The current abundance of technology in daily life creates opportunities for interruptions in couple interactions, termed technoference or phubbing. The current study examined reports from both partners in 173 romantic relationships who completed daily surveys on technoference and relational well-being measures across 14 days. By using daily diary data, we were able to examine within-person associations and more closely approximate everyday life. Utilizing multilevel modeling, we found that on days when participants rated more technoference than usual, they felt worse about their relationship, perceived more conflict over technology use, rated their face-to-face interactions as less positive, and experienced more negative mood. These relationships existed even after controlling for general feelings of relationship dissatisfaction, depression, and attachment anxiety, and there were no significant differences between women and men in these associations. This suggests that regardless of an individual’s or a couple’s current level of well-being, if individuals perceive technology use as interfering in their interactions with their partner, these perceptions may affect their daily assessments of their relationship and mood.


Introduction


The majority of U.S. adults (95%) own and use cell phones, as well as other devices like computers and tablets (Pew Research Center, 2018). This abundance of technology creates opportunities for technological interruptions in couple interactions, termed technoference (McDaniel & Coyne, 2016a) or phubbing, a portmanteau of “phone” and “snubbing” (Roberts & David, 2016). Recently, a number of researchers have examined technoference among couples and found that technoference is common within romantic relationships, and higher rates of technoference are related to conflict, jealousy, and lower levels of relationship satisfaction, intimacy, and relational closeness/cohesion (Amichai-Hamburger & Etgar, 2016; Halpern & Katz, 2017; Krasnova, Abramova, Notter, & Baumann, 2016; McDaniel & Coyne, 2016a; McDaniel, Galovan, Cravens, & Drouin, 2018; Roberts & David, 2016; Wang, Xie, Wang, Wang, & Lei, 2017). Hence, technology use within the context of couple interactions has the potential to disrupt positive interactions and spur negative feelings and conflict, and conflict and anger have the potential to contribute to relationship dissolution (Gottman & Levenson, 2002).
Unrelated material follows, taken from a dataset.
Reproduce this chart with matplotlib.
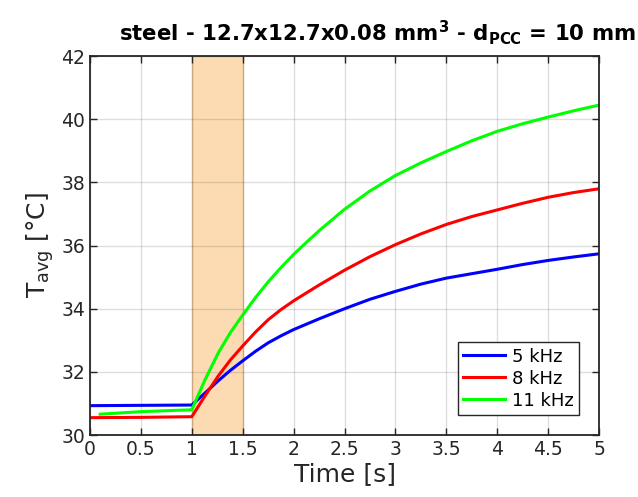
import matplotlib
matplotlib.use("Agg")
import matplotlib.pyplot as plt

# data
t_blue = [0, 0.5, 1.0, 1.13, 1.26, 1.38, 1.5, 1.625, 1.75, 1.875, 2.0, 2.25, 2.5, 2.75, 3.0,
          3.25, 3.5, 3.75, 4.0, 4.25, 4.5, 4.75, 5.0]
T_blue = [30.93, 30.94, 30.95, 31.33, 31.72, 32.05, 32.35, 32.65, 32.92, 33.14, 33.34, 33.68, 34.0,
          34.3, 34.55, 34.78, 34.97, 35.11, 35.25, 35.4, 35.53, 35.64, 35.74]
t_red = [0, 0.5, 1.0, 1.13, 1.26, 1.38, 1.5, 1.625, 1.75, 1.875, 2.0, 2.25, 2.5, 2.75, 3.0,
         3.25, 3.5, 3.75, 4.0, 4.25, 4.5, 4.75, 5.0]
T_red = [30.55, 30.56, 30.58, 31.24, 31.87, 32.38, 32.82, 33.26, 33.65, 33.97, 34.25, 34.75, 35.22,
         35.65, 36.03, 36.37, 36.67, 36.92, 37.13, 37.34, 37.53, 37.68, 37.8]
t_green = [0.1, 0.5, 1.0, 1.13, 1.26, 1.38, 1.5, 1.625, 1.75, 1.875, 2.0, 2.125, 2.25, 2.5, 2.75,
           3.0, 3.25, 3.5, 3.75, 4.0, 4.25, 4.5, 4.75, 5.0]
T_green = [30.66, 30.74, 30.8, 31.75, 32.6, 33.25, 33.8, 34.35, 34.85, 35.3, 35.72, 36.1, 36.47,
           37.15, 37.73, 38.22, 38.62, 38.98, 39.32, 39.62, 39.86, 40.07, 40.27, 40.45]
labels = ["5 kHz", "8 kHz", "11 kHz"]
pulse = [1.0, 1.5]
xticks = [0, 0.5, 1, 1.5, 2, 2.5, 3, 3.5, 4, 4.5, 5]
xticklabels = ["0", "0.5", "1", "1.5", "2", "2.5", "3", "3.5", "4", "4.5", "5"]
yticks = [30, 32, 34, 36, 38, 40, 42]

plt.rcParams['mathtext.fontset'] = 'dejavusans'
txt = '#262626'

fig = plt.figure(figsize=(6.38, 4.97), dpi=100)
ax = fig.add_axes([0.141, 0.1247, 0.798, 0.7623])

ax.axvspan(pulse[0], pulse[1], facecolor=(0.98, 0.75, 0.45), alpha=0.55,
           edgecolor=(0.85, 0.6, 0.3), lw=1, zorder=1)
ax.plot(t_blue, T_blue, color=(0, 0, 1), lw=2.2, label=labels[0], zorder=3)
ax.plot(t_red, T_red, color=(1, 0, 0), lw=2.2, label=labels[1], zorder=3)
ax.plot(t_green, T_green, color=(0, 1, 0), lw=2.2, label=labels[2], zorder=3)

ax.set_xlim(0, 5)
ax.set_ylim(30, 42)
ax.set_xticks(xticks)
ax.set_xticklabels(xticklabels)
ax.set_yticks(yticks)
ax.grid(True, color=(0.15, 0.15, 0.15), alpha=0.15, lw=1)
ax.tick_params(direction='in', top=True, right=True, labelsize=13.5, colors=txt, length=5, width=1)
for s in ax.spines.values():
    s.set_color(txt)
    s.set_linewidth(1.3)
    s.set_zorder(5)

ax.set_xlabel('Time [s]', fontsize=18, color=txt, labelpad=2)
ax.set_ylabel(r'T$_{\mathrm{avg}}$ [°C]', fontsize=18, color=txt, labelpad=4)
fig.text(0.592, 0.918, r'steel - 12.7x12.7x0.08 mm$^{\mathbf{3}}$ - d$_{\mathbf{PCC}}$ = 10 mm',
         fontsize=15.3, fontweight='bold', color='black', ha='center', va='baseline')

leg = ax.legend(loc='lower right', fontsize=13, fancybox=False, framealpha=1,
                edgecolor=txt, borderaxespad=1.1, handlelength=2.3,
                handletextpad=0.4, labelspacing=0.22, borderpad=0.3)
leg.get_frame().set_linewidth(1)

fig.savefig('out.png', dpi=100)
However, most of these previous studies have been cross-sectional and focused on individual-level (rather than couple-level) data. The current study expands this work by examining reports from both partners in romantic relationships who completed daily surveys on technoference and emotional and relational well-being measures across 14 days. By using daily diary data, we were able to examine within-person associations and more closely approximate life as it is lived (Bolger, Davis, & Rafaeli, 2003).